The setting, the time period and cultural references are foreign, and thus require some work to read. Published in 1865, the story is set in the Netherlands. Imagine weather so cold that the canals froze. What would American families do? Stay inside and watch TV. In nineteenth century Holland every able bodied person laced on his skates, bundled up and had fun skating!
There are benefits to reading it slowly, using tools such as Google Earth, search engines and maps to explore areas of interest. Rabbit trails abound!
* Were the telescope and microscope invented by the Dutch Jacob Metius and Sacharias Janssen or by the English Roger Bacon?

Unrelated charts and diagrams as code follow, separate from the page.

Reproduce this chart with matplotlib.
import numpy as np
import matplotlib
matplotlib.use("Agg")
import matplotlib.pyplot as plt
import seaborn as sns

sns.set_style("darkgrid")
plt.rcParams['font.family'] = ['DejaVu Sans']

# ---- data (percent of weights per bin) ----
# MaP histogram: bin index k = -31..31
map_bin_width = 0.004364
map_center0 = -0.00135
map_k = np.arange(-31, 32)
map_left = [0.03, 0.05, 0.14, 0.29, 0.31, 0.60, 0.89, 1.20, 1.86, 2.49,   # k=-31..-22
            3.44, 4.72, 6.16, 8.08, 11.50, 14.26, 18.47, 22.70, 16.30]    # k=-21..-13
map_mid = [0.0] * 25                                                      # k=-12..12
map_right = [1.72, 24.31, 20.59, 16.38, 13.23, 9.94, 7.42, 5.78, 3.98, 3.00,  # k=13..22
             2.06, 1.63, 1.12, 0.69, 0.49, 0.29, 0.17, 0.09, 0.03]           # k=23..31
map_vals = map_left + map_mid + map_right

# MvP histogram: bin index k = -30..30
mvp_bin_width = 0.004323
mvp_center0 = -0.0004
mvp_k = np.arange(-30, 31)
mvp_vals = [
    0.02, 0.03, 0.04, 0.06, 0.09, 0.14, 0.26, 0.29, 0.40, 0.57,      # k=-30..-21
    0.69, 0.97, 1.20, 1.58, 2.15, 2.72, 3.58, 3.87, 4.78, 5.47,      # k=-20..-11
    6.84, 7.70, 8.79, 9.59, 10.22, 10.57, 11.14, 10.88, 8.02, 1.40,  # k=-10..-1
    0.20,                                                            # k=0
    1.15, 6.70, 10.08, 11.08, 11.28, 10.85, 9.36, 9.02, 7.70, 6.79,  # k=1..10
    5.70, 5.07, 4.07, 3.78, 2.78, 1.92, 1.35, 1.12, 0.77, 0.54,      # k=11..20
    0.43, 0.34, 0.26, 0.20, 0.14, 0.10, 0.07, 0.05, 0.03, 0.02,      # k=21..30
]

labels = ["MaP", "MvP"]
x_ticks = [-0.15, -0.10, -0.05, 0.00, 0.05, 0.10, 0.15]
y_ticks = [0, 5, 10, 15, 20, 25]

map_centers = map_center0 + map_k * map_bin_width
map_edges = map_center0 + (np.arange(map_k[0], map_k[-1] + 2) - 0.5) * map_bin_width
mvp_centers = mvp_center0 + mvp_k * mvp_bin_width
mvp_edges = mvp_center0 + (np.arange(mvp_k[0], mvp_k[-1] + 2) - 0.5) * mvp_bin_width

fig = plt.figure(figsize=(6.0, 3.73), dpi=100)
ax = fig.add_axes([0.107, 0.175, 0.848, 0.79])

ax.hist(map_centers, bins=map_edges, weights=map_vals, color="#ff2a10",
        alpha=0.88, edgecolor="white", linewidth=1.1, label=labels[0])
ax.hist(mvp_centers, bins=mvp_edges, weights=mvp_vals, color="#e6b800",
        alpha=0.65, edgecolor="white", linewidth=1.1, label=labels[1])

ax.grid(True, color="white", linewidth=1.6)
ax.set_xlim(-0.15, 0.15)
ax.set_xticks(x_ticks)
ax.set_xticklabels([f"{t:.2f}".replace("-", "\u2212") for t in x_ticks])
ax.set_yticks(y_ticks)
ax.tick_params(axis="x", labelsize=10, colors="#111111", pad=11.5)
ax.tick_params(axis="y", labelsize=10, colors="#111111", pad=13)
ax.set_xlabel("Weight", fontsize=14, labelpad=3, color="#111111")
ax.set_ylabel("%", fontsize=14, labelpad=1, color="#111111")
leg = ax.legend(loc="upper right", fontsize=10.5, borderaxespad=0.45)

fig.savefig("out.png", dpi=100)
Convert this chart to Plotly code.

* A group of boys skate to Leiden and The Hague: look it up!
* Why did the art of curing and pickling herrings revolutionize the economy of Holland?
Any reader with a whiff of curiosity could learn a fair bit about Holland by reading Hans Brinker alone, in concert with other reference tools, or alongside other books like The Wheel on the School. References to art abound; use Hans Brinker as a springboard for studying Dutch artists.
Some favorite quotes:
Never had the sunset appeared more beautiful to Peter than when he saw it exchanging farewell glances with the windows and shining roofs of the city before him.
It is no sin to love beautiful things.
A tamed bird is a sad bird, say what you will.